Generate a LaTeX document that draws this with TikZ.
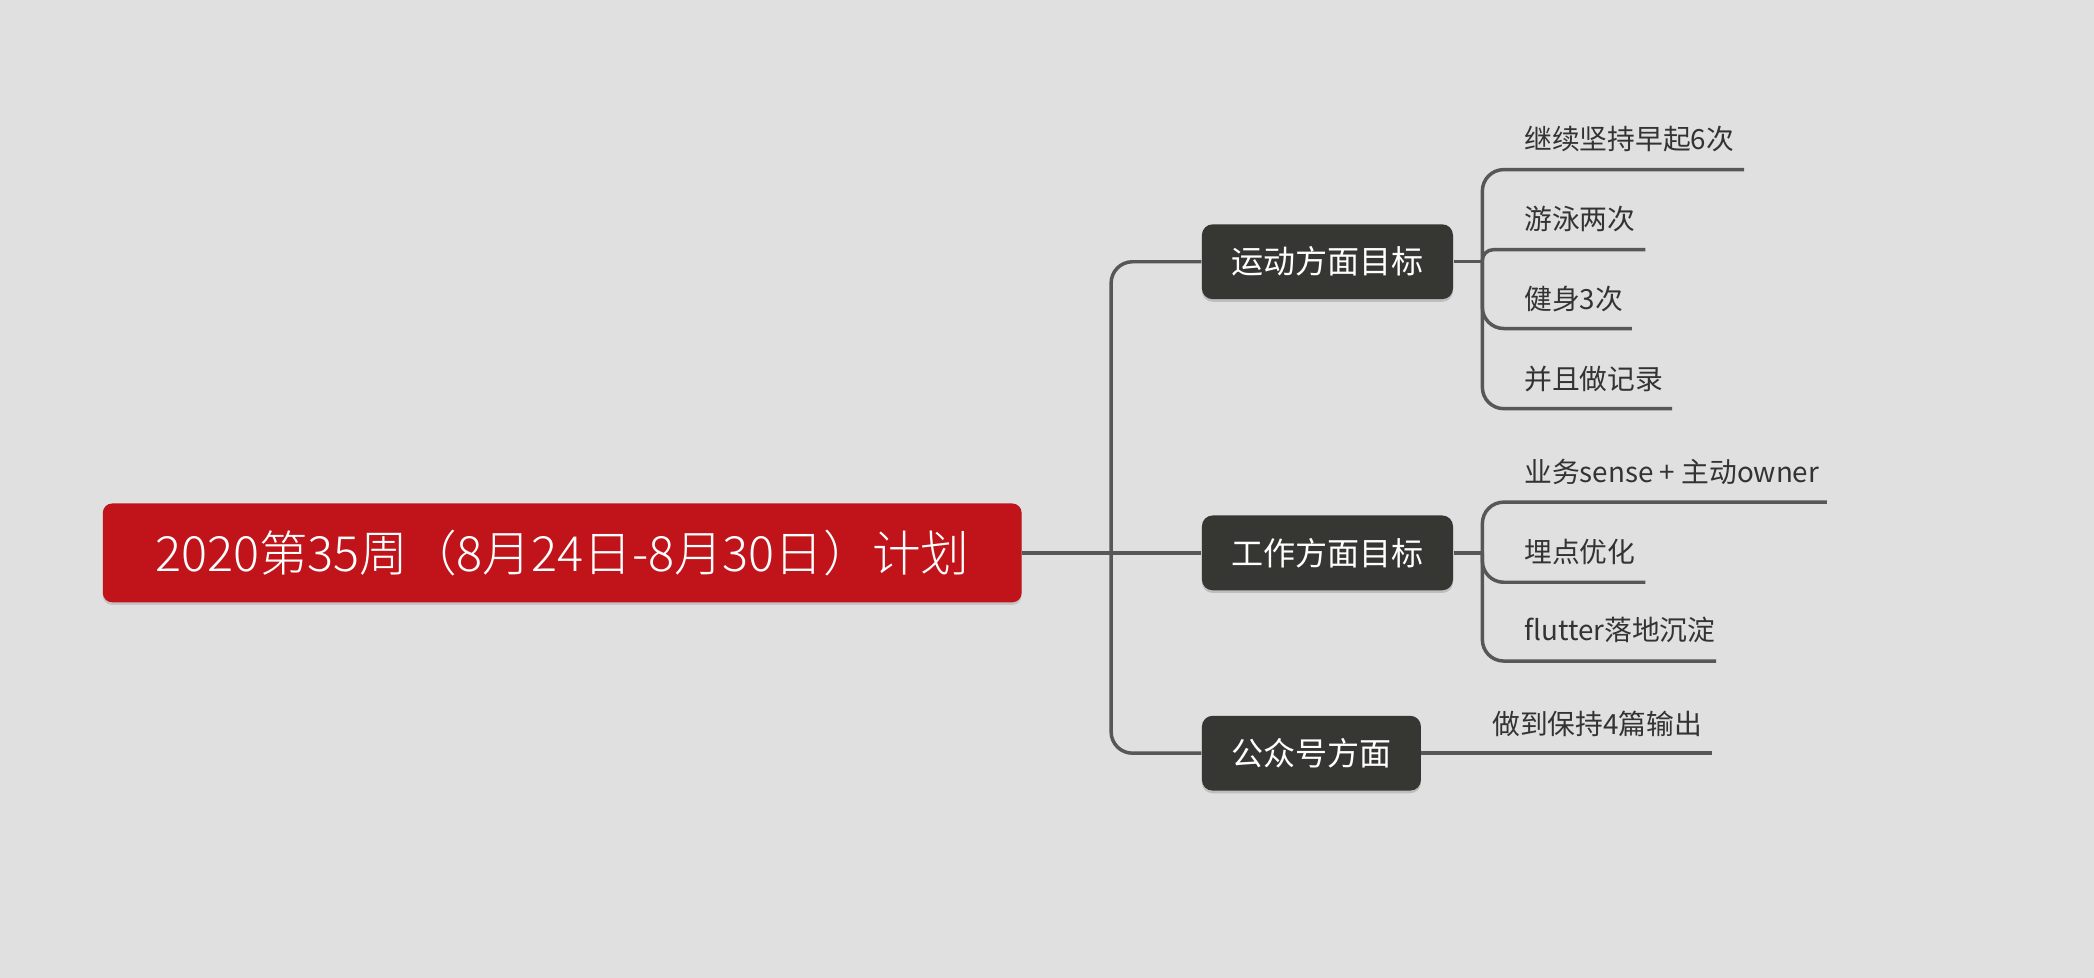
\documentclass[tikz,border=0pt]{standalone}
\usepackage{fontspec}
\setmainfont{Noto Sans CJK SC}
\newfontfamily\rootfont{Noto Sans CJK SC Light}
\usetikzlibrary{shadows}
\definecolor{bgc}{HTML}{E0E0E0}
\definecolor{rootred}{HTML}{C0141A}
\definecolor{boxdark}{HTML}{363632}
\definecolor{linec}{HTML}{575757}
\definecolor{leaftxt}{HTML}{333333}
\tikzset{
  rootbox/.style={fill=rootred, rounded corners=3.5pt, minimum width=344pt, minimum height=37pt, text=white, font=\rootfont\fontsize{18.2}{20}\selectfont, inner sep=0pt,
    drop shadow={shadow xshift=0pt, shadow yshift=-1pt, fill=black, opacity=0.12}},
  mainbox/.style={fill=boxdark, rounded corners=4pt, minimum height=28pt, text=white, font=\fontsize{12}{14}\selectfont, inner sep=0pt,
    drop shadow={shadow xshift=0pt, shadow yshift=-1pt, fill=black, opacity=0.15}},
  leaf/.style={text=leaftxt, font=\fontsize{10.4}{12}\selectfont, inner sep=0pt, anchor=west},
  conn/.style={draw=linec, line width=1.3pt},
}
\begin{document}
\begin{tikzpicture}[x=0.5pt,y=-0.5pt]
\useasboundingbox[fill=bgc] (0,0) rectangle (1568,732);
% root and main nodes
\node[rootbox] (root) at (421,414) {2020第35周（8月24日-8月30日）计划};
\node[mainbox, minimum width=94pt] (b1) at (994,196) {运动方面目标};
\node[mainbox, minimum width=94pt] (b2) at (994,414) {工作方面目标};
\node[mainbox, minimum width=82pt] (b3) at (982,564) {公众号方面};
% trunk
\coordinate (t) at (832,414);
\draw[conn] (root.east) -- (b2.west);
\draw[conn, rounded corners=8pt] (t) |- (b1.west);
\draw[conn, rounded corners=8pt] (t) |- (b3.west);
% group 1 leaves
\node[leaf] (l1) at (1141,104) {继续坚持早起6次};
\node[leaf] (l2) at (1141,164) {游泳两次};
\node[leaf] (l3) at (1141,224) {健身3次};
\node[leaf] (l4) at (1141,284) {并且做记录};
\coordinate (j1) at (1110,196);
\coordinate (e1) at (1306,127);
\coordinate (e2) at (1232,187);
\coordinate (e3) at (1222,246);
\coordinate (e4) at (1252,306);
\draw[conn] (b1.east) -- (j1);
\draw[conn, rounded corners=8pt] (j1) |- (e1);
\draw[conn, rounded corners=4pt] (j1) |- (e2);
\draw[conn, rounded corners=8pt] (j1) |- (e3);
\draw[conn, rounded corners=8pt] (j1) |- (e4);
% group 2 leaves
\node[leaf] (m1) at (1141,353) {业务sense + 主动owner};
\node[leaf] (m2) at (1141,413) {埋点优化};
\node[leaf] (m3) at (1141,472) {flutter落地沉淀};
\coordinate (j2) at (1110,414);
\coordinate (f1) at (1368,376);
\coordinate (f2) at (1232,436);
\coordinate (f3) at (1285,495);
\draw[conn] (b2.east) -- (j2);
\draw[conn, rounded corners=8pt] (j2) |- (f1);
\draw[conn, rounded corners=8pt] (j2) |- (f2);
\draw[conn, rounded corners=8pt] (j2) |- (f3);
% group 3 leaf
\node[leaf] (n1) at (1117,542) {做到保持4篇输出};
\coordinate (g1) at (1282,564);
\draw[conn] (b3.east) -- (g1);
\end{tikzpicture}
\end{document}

▸ **Aim of the task**
Give an exact copy of the material, leaving out every picture.

▸ **Solution to this task**
Generate a LaTeX document that draws this with TikZ.
\documentclass[tikz,border=0pt]{standalone}
\usepackage{fontspec}
\setmainfont{Noto Sans CJK SC}
\newfontfamily\rootfont{Noto Sans CJK SC Light}
\usetikzlibrary{shadows}
\definecolor{bgc}{HTML}{E0E0E0}
\definecolor{rootred}{HTML}{C0141A}
\definecolor{boxdark}{HTML}{363632}
\definecolor{linec}{HTML}{575757}
\definecolor{leaftxt}{HTML}{333333}
\tikzset{
  rootbox/.style={fill=rootred, rounded corners=3.5pt, minimum width=344pt, minimum height=37pt, text=white, font=\rootfont\fontsize{18.2}{20}\selectfont, inner sep=0pt,
    drop shadow={shadow xshift=0pt, shadow yshift=-1pt, fill=black, opacity=0.12}},
  mainbox/.style={fill=boxdark, rounded corners=4pt, minimum height=28pt, text=white, font=\fontsize{12}{14}\selectfont, inner sep=0pt,
    drop shadow={shadow xshift=0pt, shadow yshift=-1pt, fill=black, opacity=0.15}},
  leaf/.style={text=leaftxt, font=\fontsize{10.4}{12}\selectfont, inner sep=0pt, anchor=west},
  conn/.style={draw=linec, line width=1.3pt},
}
\begin{document}
\begin{tikzpicture}[x=0.5pt,y=-0.5pt]
\useasboundingbox[fill=bgc] (0,0) rectangle (1568,732);
% root and main nodes
\node[rootbox] (root) at (421,414) {2020第35周（8月24日-8月30日）计划};
\node[mainbox, minimum width=94pt] (b1) at (994,196) {运动方面目标};
\node[mainbox, minimum width=94pt] (b2) at (994,414) {工作方面目标};
\node[mainbox, minimum width=82pt] (b3) at (982,564) {公众号方面};
% trunk
\coordinate (t) at (832,414);
\draw[conn] (root.east) -- (b2.west);
\draw[conn, rounded corners=8pt] (t) |- (b1.west);
\draw[conn, rounded corners=8pt] (t) |- (b3.west);
% group 1 leaves
\node[leaf] (l1) at (1141,104) {继续坚持早起6次};
\node[leaf] (l2) at (1141,164) {游泳两次};
\node[leaf] (l3) at (1141,224) {健身3次};
\node[leaf] (l4) at (1141,284) {并且做记录};
\coordinate (j1) at (1110,196);
\coordinate (e1) at (1306,127);
\coordinate (e2) at (1232,187);
\coordinate (e3) at (1222,246);
\coordinate (e4) at (1252,306);
\draw[conn] (b1.east) -- (j1);
\draw[conn, rounded corners=8pt] (j1) |- (e1);
\draw[conn, rounded corners=4pt] (j1) |- (e2);
\draw[conn, rounded corners=8pt] (j1) |- (e3);
\draw[conn, rounded corners=8pt] (j1) |- (e4);
% group 2 leaves
\node[leaf] (m1) at (1141,353) {业务sense + 主动owner};
\node[leaf] (m2) at (1141,413) {埋点优化};
\node[leaf] (m3) at (1141,472) {flutter落地沉淀};
\coordinate (j2) at (1110,414);
\coordinate (f1) at (1368,376);
\coordinate (f2) at (1232,436);
\coordinate (f3) at (1285,495);
\draw[conn] (b2.east) -- (j2);
\draw[conn, rounded corners=8pt] (j2) |- (f1);
\draw[conn, rounded corners=8pt] (j2) |- (f2);
\draw[conn, rounded corners=8pt] (j2) |- (f3);
% group 3 leaf
\node[leaf] (n1) at (1117,542) {做到保持4篇输出};
\coordinate (g1) at (1282,564);
\draw[conn] (b3.east) -- (g1);
\end{tikzpicture}
\end{document}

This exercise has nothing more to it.